Eerste reden is dat ik de dagen daarvoor had doorgebracht lezend in twee boeken die dankzij Van Toorn recent zijn verschenen: Kafka voor beginners en Ik moet u zo ontzettend veel schrijven. Een keuze uit de brieven van Franz Kafka. Twee jaar eerder was het door Van Toorn vertaalde Verzameld proza van Kafka verschenen. Kafka overleed vandaag – 3 juni – 100 jaar geleden.
Tweede reden is dat ik vorige week een interview uitwerkte waarin literatuurhistoricus Henk Nijkeuter onder meer vertelt hoe in Drenthe gereageerd kon (en kan) worden op boeken waarin een (vermeend) verkeerd beeld van Drenthe wordt geschetst. Willem van Toorn publiceerde in 1963 zo’n boek, de roman De toeschouwers.
Om een heel andere reden moest ik eveneens die vorige week denken aan de essay-reeks ‘Het verdriet van Drenthe'. Van Toorn leverde in 1995 een bijdrage aan deze reeks door terug te blikken op de gebeurtenissen na het verschijnen van De toeschouwers, volgens de auteur een somber getoonzette roman die gesitueerd was in een niet nader genoemd Drents dorp.
Hieronder een deel uit dat essay, met dank aan De krant van toen:
‘Geruime tijd na het verschijnen van het boek werd ik laat op een avond gebeld door een zeer kwade man. Hij was directeur van een Drentse VVV en van mening dat ik in mijn boek de provincie Drenthe had beledigd. Ik had dit gewest en zijn bewoners afgeschilderd als achterlijk en primitief.
Ik vroeg geschrokken af hoe iemand in godsnaam een provincie kon beledigen en of hij wellicht van mening was dat Gerard Kornelis van het Reve met zijn boek ’De avonden’ de stad Amsterdam of de provincie Noord-Holland had beledigd. (De vergelijking was niet helemaal uit de lucht gegrepen mijn jeugdwerk was zeker sterk beïnvloed door dat boek.) ’Daar noemt u ook wel een smerig boek’, riep de man nog kwader. En dat hij het er niet bij liet zitten. Ik begreep dat tegen deze woede geen argumenten zouden helpen en legde neer.

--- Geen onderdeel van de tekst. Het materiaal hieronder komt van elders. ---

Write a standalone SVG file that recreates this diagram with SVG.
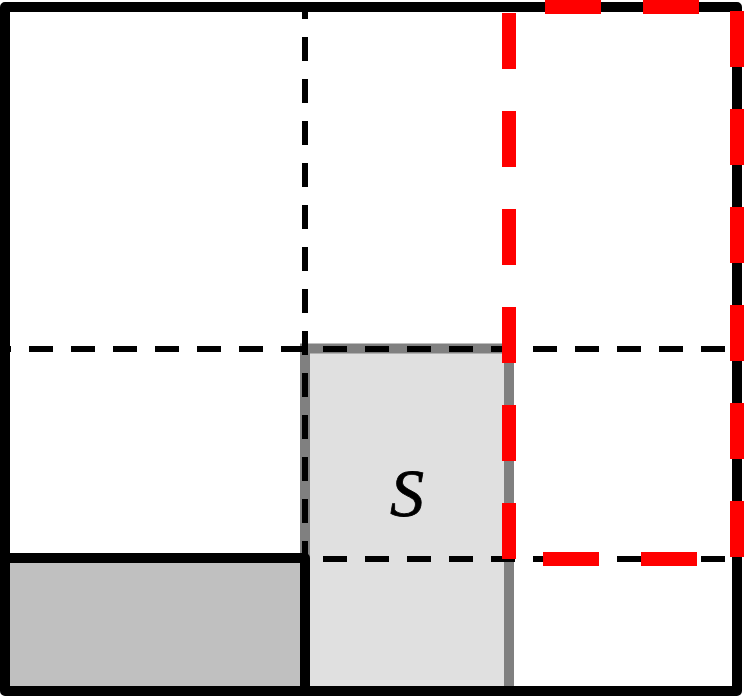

Korte tijd later stond er een paginagroot stuk in een veelgelezen landelijk ochtendblad waarin getergde inwoners meldden dat ze zich in het boek herkenden. Iemand wist zelfs het schoolhoofd aan te wijzen - terwijl deze figuur, zijn zelfmoord plegende vrouw en hun dochter toch werkelijk gebaseerd waren op Amsterdamse figuren uit mijn kindertijd. Ik vond het een vervelend relletje.
Natuurlijk had ik indrukken van mijn eigen verblijf in Drenthe in najaar en winter van 1956 gebruikt in het boek. Misschien had ik dat in mijn onervarenheid ook wel te doorzichtig gedaan. Maar even natuurlijk was ik er niet op uit geweest wie dan ook te ’beledigen’.
Ik was in Drenthe beland na een versnelde opleiding tot onderwijzer met een bonus van, als ik me goed herinner, 300 gulden van minister Cals, in die tijd van onderwijzerstekort op het platteland een enorm bedrag. Als je een baantje vond aan een twee- of driemanschooltje ontliep je daarmee de militaire dienst.’
Dankzij Henk Nijkeuter weet ik dat met het niet nader genoemde Drentse dorp door Van Toorn Lheebroek werd bedoeld.
Alsof dit alles niet genoeg was, werd zaterdagmorgen de winnaar van de Buddingh’-prijs bekendgemaakt: Sytse Jansma met Rozige maanvissen. Ook dat gebeurde via een persbericht, met daarin de melding dat de Buddingh’-prijs sinds 1988 wordt uitgereikt.
De eerste ging naar Elma van Haaren met De reis naar welkom. In de jury zat destijds… Willem van Toorn.